Mi sembrava di essere strana a farlo quindi questo articolo mi ha strappato un sorriso.
Grazie
Mia
iL PERSONAGGIO PRINCIPALE, Buono o Cattivo sono IO
Raffaele
Ciao Donato , ho letto adesso quello che è stato scritto in questa pagina e devo dirti che Antonio ha
anticipato esattamente quello che volevo dire io. Non è che scrivere sia proprio una necessità fisica
ma mi piace farlo. E poi vendere non è così facile dato che non sei conosciuto. Quindi scrivo per me e quei pochi amici a cui è piaciuto quello che ho scritto e che orse scriverò ancora.
Grazie e continua così. Ciao.
Ciao Raffaele, grazie di cuore. Continua a scrivere anche se per pochi…e a leggerci 🙂
L’introspezione è il metodo migliore per scrivere. Attribuisce ai personaggi dei sentimenti e delle emozioni che provengono dalla interiorità dell’autore.. Del resto già il filosofo greco Socrate diceva :”Conosci te stesso”. Potrei aggiungere “Così conoscerai anche gli altri”: in fondo le emozioni e i sentimenti ci accompagnano da sempre .E la buona scrittura riesce a farli rivivere in storie sempre diverse ma anche simili.
ciao Giovanna, grazie! Hai completamente ragione, l’esempio di Socrate calza perfettamente…

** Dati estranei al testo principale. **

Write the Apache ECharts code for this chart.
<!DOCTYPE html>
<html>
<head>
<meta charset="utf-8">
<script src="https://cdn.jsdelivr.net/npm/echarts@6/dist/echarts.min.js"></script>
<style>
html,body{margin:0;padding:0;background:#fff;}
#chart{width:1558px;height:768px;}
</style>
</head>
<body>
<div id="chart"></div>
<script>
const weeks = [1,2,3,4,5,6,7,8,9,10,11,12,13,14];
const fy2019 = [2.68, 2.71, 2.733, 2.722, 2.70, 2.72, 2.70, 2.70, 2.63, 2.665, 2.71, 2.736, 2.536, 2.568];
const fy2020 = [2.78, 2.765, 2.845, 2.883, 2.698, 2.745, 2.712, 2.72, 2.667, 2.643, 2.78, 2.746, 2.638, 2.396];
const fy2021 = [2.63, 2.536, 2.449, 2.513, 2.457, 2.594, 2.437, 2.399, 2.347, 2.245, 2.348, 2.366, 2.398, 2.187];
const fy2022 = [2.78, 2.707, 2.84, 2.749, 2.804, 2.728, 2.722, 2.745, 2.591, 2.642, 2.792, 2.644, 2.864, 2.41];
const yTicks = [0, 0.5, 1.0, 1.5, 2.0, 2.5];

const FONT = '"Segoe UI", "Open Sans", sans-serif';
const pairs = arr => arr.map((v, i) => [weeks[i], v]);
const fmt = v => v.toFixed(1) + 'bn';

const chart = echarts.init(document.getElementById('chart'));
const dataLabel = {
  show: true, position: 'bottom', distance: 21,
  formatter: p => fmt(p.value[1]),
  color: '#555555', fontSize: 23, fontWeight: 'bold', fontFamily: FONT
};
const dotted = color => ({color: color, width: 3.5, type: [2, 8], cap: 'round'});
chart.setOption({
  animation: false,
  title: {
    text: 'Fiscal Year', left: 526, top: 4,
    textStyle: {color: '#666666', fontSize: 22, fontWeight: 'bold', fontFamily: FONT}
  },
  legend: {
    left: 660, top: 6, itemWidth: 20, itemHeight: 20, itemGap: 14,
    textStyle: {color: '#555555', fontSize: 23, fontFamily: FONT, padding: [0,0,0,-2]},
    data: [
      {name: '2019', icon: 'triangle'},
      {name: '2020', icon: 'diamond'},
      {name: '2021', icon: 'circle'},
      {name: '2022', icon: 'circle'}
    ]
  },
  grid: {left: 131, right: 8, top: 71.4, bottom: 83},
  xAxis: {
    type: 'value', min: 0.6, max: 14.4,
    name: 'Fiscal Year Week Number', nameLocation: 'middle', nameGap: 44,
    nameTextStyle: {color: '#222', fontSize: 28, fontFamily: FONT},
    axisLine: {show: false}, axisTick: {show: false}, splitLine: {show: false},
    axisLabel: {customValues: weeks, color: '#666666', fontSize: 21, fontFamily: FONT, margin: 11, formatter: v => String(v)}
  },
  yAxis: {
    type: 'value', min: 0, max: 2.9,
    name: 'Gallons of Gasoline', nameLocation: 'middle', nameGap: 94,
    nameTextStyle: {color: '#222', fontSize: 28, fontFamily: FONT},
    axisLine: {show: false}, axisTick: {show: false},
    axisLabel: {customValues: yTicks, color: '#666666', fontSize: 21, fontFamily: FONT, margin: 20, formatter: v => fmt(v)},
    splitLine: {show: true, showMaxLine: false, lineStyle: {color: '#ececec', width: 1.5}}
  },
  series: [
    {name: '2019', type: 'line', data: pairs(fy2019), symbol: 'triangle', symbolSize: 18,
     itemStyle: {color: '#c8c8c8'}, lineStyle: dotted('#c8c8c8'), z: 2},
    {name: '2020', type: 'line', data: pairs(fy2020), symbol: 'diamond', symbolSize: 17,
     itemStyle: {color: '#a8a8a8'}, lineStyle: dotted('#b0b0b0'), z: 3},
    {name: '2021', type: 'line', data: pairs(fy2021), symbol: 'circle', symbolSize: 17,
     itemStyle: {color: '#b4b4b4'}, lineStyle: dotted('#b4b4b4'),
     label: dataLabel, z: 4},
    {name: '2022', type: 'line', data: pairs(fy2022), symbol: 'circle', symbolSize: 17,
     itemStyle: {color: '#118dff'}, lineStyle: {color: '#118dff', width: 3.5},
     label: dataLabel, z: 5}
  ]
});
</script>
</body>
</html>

Credo che non necessariamente il punto di vista debba essere quello di un essere vivente, un personaggio…credo sia un po’ come usare una ripresa macro che poi, pian piano si espande fino a ricomprendere il “set”, ovvero l’ambiente in cui vogliamo che si svolga l’azione specifica o l’intero racconto. Se è consentito vorrei spiegarmi con un esempio concreto tratto da un mio testo:
“La freccia lasciò l’arco e con una traiettoria leggermente curva volò sopra il campo, quasi si fermò alla sommità della parabola, poi precipitò verso il suo bersaglio accelerando impercettibilmente. Un leggero vento trasversale tentò di deviarla dalla sua corsa, ma la rossa impennatura che la qualificava come scagliata dal Re in persona, la mantenne stabile nell’aria finché incontrò il bronzo della corazza del Generale hittita.

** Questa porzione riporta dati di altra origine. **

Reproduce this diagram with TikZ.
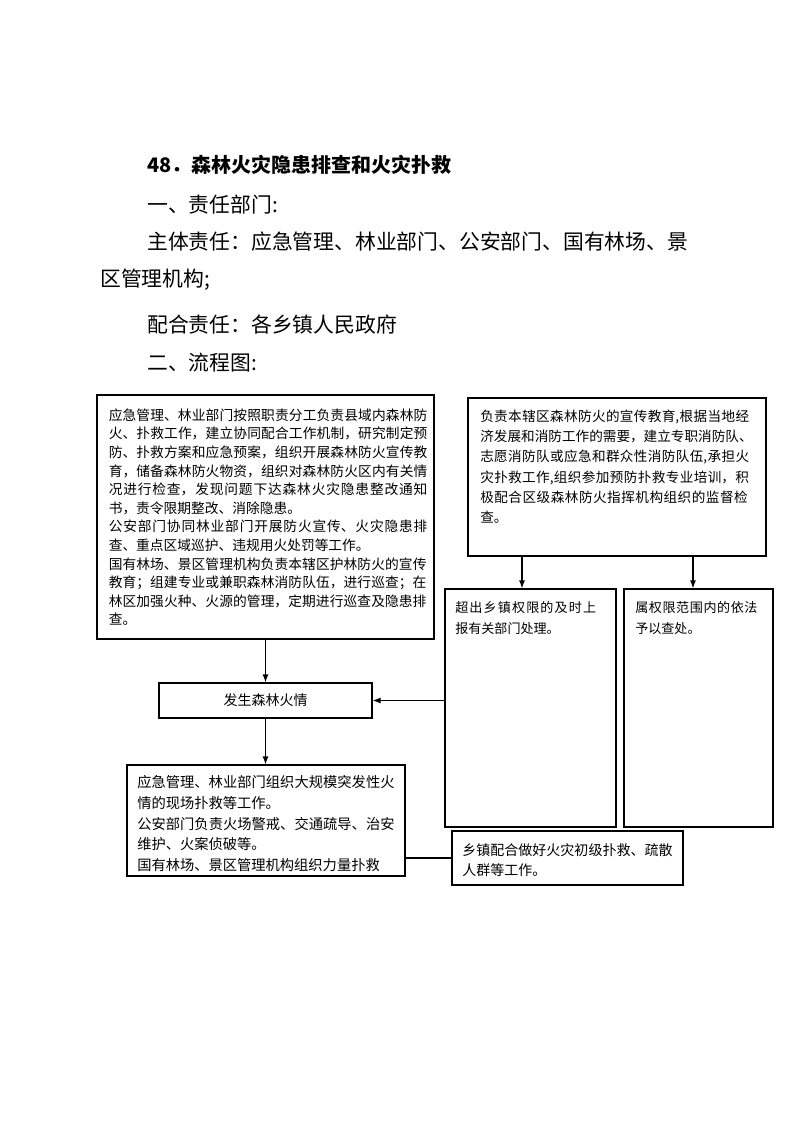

Se il campo fosse stato più silenzioso, se non ci fossero state le urla dei combattenti e quelle dei moribondi, se il rumore delle ruote falcate dei carri hittiti e di quelle dei leggeri carri della terra di Kemi non avesse monopolizzato l’aria, si sarebbe allora sentito nettamente lo stridio del legno che attraversava il bronzo, poi il tonfo sulla leggera cotta imbottita che, non reggendo all’impatto, avrebbe consentito alla punta in metallo di penetrare profondamente nella carne traendone un risucchiante rumore che sovrastò definitivamente la vita del Generale.”

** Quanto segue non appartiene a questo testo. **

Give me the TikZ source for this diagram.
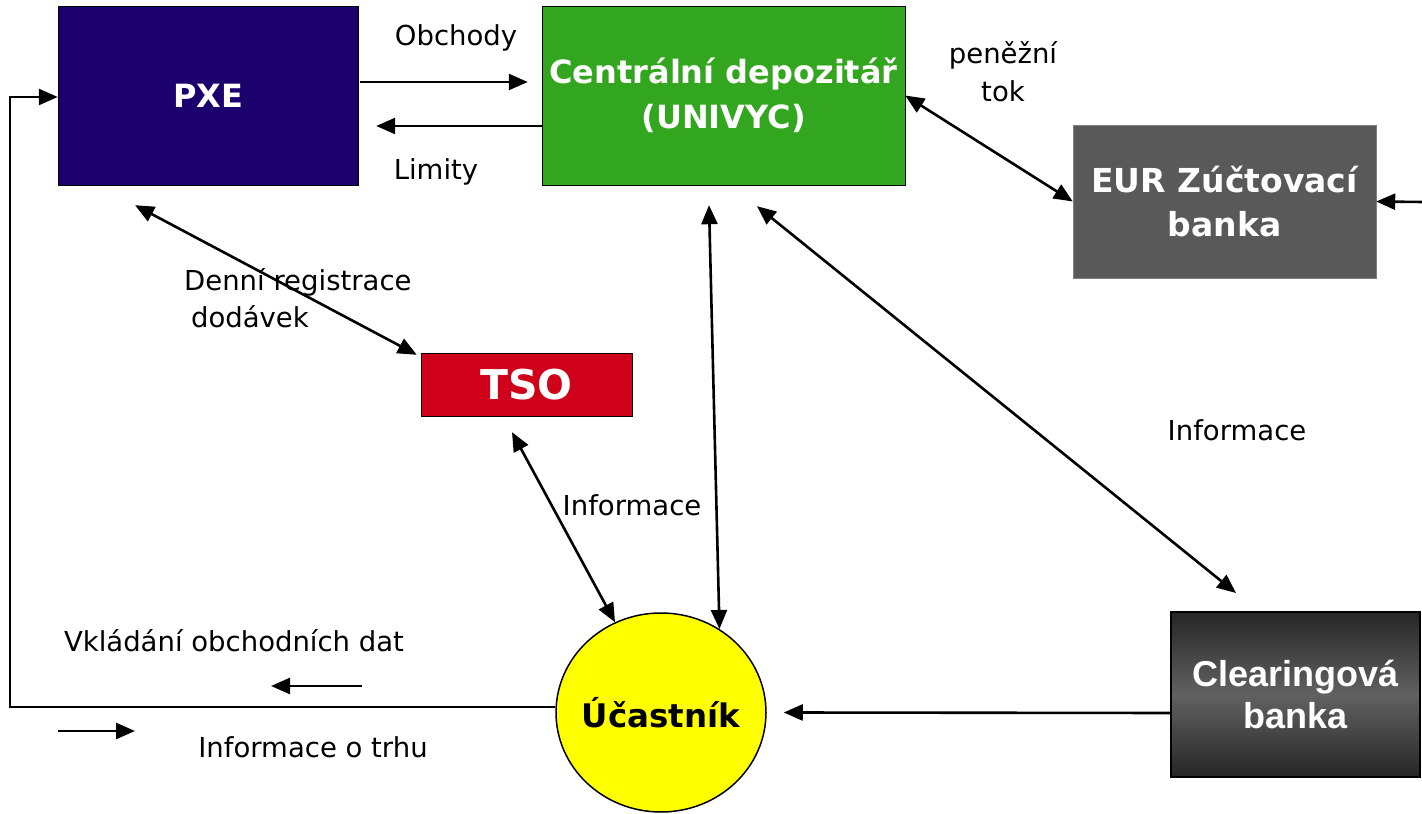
\documentclass[tikz,border=0pt]{standalone}
\usepackage{fontspec}
\setmainfont{DejaVu Sans}
\newfontfamily\arialfont{Liberation Sans}
\usetikzlibrary{calc,positioning,arrows.meta,shapes.geometric}
\definecolor{pxeblue}{HTML}{1B006E}
\definecolor{cdgreen}{HTML}{33A61F}
\definecolor{tsored}{HTML}{D0021B}
\definecolor{eurgray}{HTML}{595959}
\definecolor{ucyellow}{HTML}{FFFF00}

\begin{document}
\begin{tikzpicture}[x=1pt,y=1pt]
\tikzstyle{blk}=[draw, rectangle, inner sep = 0pt, text=white, align=center, font=\fontsize{32}{45}\selectfont\bfseries]
\tikzstyle{lbl}=[inner sep = 2pt, align=center, font=\fontsize{27.5}{38}\selectfont]
\tikzstyle{arr}=[line width=2.6pt, -{Triangle[length=19pt,width=16pt]}]
\tikzstyle{darr}=[line width=2.6pt, {Triangle[length=19pt,width=16pt]}-{Triangle[length=19pt,width=16pt]}]

\useasboundingbox (0,0) rectangle (1422,814);

\node[blk, fill=pxeblue, minimum width=300, minimum height=179] (PXE) at (208,718.5) {PXE};
\node[blk, fill=cdgreen, minimum width=363, minimum height=179] (CD) at (723.5,718.5) {Centrální depozitář\\(UNIVYC)};
\node[blk, fill=eurgray, draw=gray, minimum width=303, minimum height=153, font=\fontsize{33}{44}\selectfont\bfseries] (EUR) at (1224.5,612.5) {EUR Zúčtovací\\banka};
\node[blk, fill=tsored, minimum width=211, minimum height=63, font=\fontsize{41}{45}\selectfont\bfseries] (TSO) at (526.5,429.5) {TSO};
\node[ellipse, draw, line width=1.5pt, fill=ucyellow, inner sep=0pt, minimum width=210, minimum height=199, font=\fontsize{32.5}{40}\selectfont\bfseries] (UC) at (661,101.5) {\makebox[0pt]{Účastník}};
\node[blk, line width=2pt, top color=black!85, bottom color=black!85, middle color=black!62, minimum width=249, minimum height=165, font=\arialfont\fontsize{36}{42}\selectfont\bfseries] (CB) at (1295.5,119.5) {Clearingová\\banka};

% konce sipek
\coordinate (pxeA) at ($(PXE.east)+(2,13.5)$);
\coordinate (cdA) at ($(CD.west)+(-14,13.5)$);
\coordinate (cdB) at ($(CD.west)+(0,-30.5)$);
\coordinate (pxeB) at ($(PXE.east)+(18,-30.5)$);
\coordinate (pxeC) at ($(PXE.south)+(-73,-20)$);
\coordinate (tsoA) at ($(TSO.north west)+(-4,-2)$);
\coordinate (cdC) at ($(CD.south)+(-14.5,-20)$);
\coordinate (cdD) at ($(CD.south)+(33.5,-21)$);
\coordinate (cbA) at ($(CB.north)+(-59.5,18)$);
\coordinate (tsoB) at ($(TSO.south)+(-14.5,-16)$);
\coordinate (cbB) at ($(CB.west)+(0,-18.5)$);
\coordinate (ucA) at ($(UC.east)+(17,0)$);
\coordinate (ucB) at ($(UC.west)+(0,5.5)$);
\coordinate (pxeD) at ($(PXE.west)+(0,-1.5)$);
\coordinate (eurIn) at (1422,612);
\coordinate (loop) at (10,717);
\coordinate (legA) at (362,128);
\coordinate (legB) at (271,128);
\coordinate (legC) at (58,83);
\coordinate (legD) at (135,83);

\foreach \i/\j in {CD.east/EUR.west, pxeC/tsoA, cdC/UC.55, cdD/cbA, tsoB/UC.117}{\draw[darr] (\i) -- (\j);}
\foreach \i/\j in {pxeA/cdA, cdB/pxeB, eurIn/EUR.east, cbB/ucA, legA/legB, legC/legD}{\draw[arr] (\i) -- (\j);}
\draw[arr] (ucB) -| (loop) -- (pxeD);

% popisky
\node[lbl] (obchody) at (456,776) {Obchody};
\node[lbl] (limity) at (436,642) {Limity};
\node[lbl] (tok) at (1003,742.5) {peněžní\\tok};
\node[lbl, align=left, anchor=west, font=\fontsize{27.5}{37}\selectfont] (registrace) at (182,515.5) {Denní registrace\\\hspace{0.25em}dodávek};
\node[lbl] (infoTso) at (632,309) {Informace};
\node[lbl] (infoCb) at (1237,384) {Informace};
\node[lbl] (vklad) at (234,173) {Vkládání obchodních dat};
\node[lbl] (trh) at (313,67) {Informace o trhu};
\end{tikzpicture}
\end{document}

…ecco, per me questo è scrivere “dall’interno verso l’esterno”, è diventare parte della scena che si vuole descrivere, è riuscire a farla “vedere” a chi legge. Nel breve pezzo che ho sopra riportato, mi sembra che ci sia tutto per “vedere” quel che sta accadendo su quel campo di battaglia
Ciao Giuseppe, grazie per questo tuo contributo davvero prezioso. Sono assolutamente d’accordo, anche questo tuo eccellente esempio è scrittura che MOSTRA, che fa VEDERE al lettore, è scrittura che parte dall’interno verso l’esterno, sicuramente tornerà utile anche a tutti i lettori del blog, grazie ancora Giuseppe e continua a seguirci!